As Otto Frank rises from his sickbed to celebrate his newfound freedom, his thoughts immediately turn to finding his family.

But he will never find them. Instead, in the weeks and months and years to come, he will discover threads of their travels, which will allow him to piece together the horrible ways in which they died.

Otto Frank’s beloved wife, Edith, died of starvation, right here at Auschwitz. His daughters were transferred to Bergen-Belsen, in northern Germany. Margot Frank died soon afterward.

Her sister, Anne, had just five weeks to live. She would die bald and covered with insect bites, her emaciated body finally done in by a typhoid outbreak that would kill seventeen thousand inmates at Bergen-Belsen.

She was just fifteen years old.11

*   *   *

“Judaism,” Adolf Hitler tells the German people on the twelfth anniversary of the day he became chancellor, “began systematically to undermine our nation from within.”

Hitler’s physical health has further deteriorated. His hands shake. His eyes water. He is now taking twice-a-day injections of methamphetamine so he can function. And yet he and Eva Braun carry on the charade that the war can still be won. But Hitler’s location inside the bombed-out ruins of Berlin tells the true story. It has been two weeks since his personal train slunk into the once-proud capital of Germany in the dead of night.
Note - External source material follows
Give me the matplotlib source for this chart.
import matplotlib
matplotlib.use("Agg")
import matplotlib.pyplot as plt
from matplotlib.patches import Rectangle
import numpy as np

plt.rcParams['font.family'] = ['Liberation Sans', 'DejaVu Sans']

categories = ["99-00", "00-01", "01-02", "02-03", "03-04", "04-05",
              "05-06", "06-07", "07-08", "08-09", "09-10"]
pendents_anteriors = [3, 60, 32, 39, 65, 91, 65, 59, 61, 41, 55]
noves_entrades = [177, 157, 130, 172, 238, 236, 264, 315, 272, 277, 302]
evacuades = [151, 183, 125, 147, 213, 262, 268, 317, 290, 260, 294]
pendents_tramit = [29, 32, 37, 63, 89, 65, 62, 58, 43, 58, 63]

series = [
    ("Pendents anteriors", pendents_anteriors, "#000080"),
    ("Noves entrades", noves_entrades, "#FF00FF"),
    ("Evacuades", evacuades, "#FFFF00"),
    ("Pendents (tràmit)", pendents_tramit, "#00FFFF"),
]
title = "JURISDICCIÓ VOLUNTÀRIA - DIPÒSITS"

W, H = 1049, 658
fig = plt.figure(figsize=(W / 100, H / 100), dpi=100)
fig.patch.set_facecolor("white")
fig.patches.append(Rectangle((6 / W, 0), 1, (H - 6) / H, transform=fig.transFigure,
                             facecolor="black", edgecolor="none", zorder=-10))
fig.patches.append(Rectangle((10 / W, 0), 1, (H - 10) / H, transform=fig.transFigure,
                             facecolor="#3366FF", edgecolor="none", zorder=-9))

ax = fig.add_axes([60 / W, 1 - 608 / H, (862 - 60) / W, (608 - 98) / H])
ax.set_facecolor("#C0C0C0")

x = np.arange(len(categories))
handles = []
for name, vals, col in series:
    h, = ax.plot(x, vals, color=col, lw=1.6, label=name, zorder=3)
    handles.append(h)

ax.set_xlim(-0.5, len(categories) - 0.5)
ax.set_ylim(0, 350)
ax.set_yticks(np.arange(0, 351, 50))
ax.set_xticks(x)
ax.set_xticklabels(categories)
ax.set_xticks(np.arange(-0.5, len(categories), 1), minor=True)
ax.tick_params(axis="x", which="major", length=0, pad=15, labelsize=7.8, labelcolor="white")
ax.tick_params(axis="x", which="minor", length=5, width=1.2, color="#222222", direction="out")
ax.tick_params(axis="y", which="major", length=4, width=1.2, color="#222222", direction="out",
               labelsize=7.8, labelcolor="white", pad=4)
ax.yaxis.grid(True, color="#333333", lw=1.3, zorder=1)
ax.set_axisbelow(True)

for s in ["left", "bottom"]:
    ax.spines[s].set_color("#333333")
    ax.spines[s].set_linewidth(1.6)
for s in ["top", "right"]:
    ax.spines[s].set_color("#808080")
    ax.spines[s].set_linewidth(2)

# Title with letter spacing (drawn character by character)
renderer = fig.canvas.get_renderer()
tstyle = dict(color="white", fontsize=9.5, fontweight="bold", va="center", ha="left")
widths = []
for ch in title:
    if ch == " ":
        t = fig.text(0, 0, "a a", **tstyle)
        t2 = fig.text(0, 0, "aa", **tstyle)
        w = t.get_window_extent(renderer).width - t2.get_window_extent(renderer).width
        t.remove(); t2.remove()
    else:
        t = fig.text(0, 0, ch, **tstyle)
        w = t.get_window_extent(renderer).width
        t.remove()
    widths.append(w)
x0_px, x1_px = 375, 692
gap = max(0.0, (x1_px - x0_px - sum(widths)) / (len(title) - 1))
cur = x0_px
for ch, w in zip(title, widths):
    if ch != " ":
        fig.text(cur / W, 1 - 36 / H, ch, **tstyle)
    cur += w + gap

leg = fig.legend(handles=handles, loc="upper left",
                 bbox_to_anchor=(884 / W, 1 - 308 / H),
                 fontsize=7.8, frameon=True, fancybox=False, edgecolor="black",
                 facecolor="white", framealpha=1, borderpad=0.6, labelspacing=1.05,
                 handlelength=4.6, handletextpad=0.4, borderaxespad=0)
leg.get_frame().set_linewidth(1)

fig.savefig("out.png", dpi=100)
The curtains were drawn as a precaution against Allied bombing—though that is really more a habit than anything else. The Luftwaffe has been destroyed. American and British bombers are free to attack Berlin in broad daylight—which they do most days by nine in the morning, as the city’s embattled residents hurry off to work.

There will be no stopping the Allies on the Western Front; of that, Hitler is certain. To the east, where the Russian superiority is eleven soldiers for every Wehrmacht fighter, the situation is even worse.

On this very day, January 30, 1945, Hitler’s minister of armaments, Albert Speer, has sent Hitler a memo informing the Führer that the war is lost. Germany does not have the industrial capacity to churn out the tanks, planes, submarines, and bombs necessary to defeat the Allies. Nor does it have the manpower.

Nevertheless, Hitler has no plans to surrender. Nazi scientists are currently working on a new type of weapon known as an atomic bomb.12 Once it is capable of being detonated, he can use it to wipe the Allied armies off the map. “On this day I do not want to leave any doubt about something else. Against an entire hostile world I once chose my road, according to my inner call, and strode it, as an unknown and nameless man, to final success; often they reported I was dead and always they wished I were, but in the end I remained victor in spite of all. My life today is with an equal exclusiveness determined by the duties incumbent on me.”

Hitler now makes his home in central Berlin, on the Wilhelmstrasse. He lives underground, in an elaborate bunker.13 The blond-haired, blue-eyed Eva Braun still tends to him, though she often spends time outside the bunker and does not sleep there most nights. She remains calm, believing that Hitler’s cruel genius can once again win the day. Living in an underground bunker is just one more precaution that is necessary in a time of war. Adding to the air of normalcy is that Hitler’s beloved German shepherd, Blondi, and her new puppies make their home in the bunker as well.

Even though he fears that a direct hit from an Allied bomb will kill him, Adolf Hitler ultimately believes he will be saved. “However grave the crisis may be at the moment, it will, despite everything, finally be mastered by our unalterable will, by our readiness for sacrifice and by our abilities. We shall overcome this calamity, too, and this fight, too, will not be won by central Asia but by Europe; and at its head will be the nation that has represented Europe against the East for 1,500 years and shall represent it for all times: our Greater German Reich, the German nation.”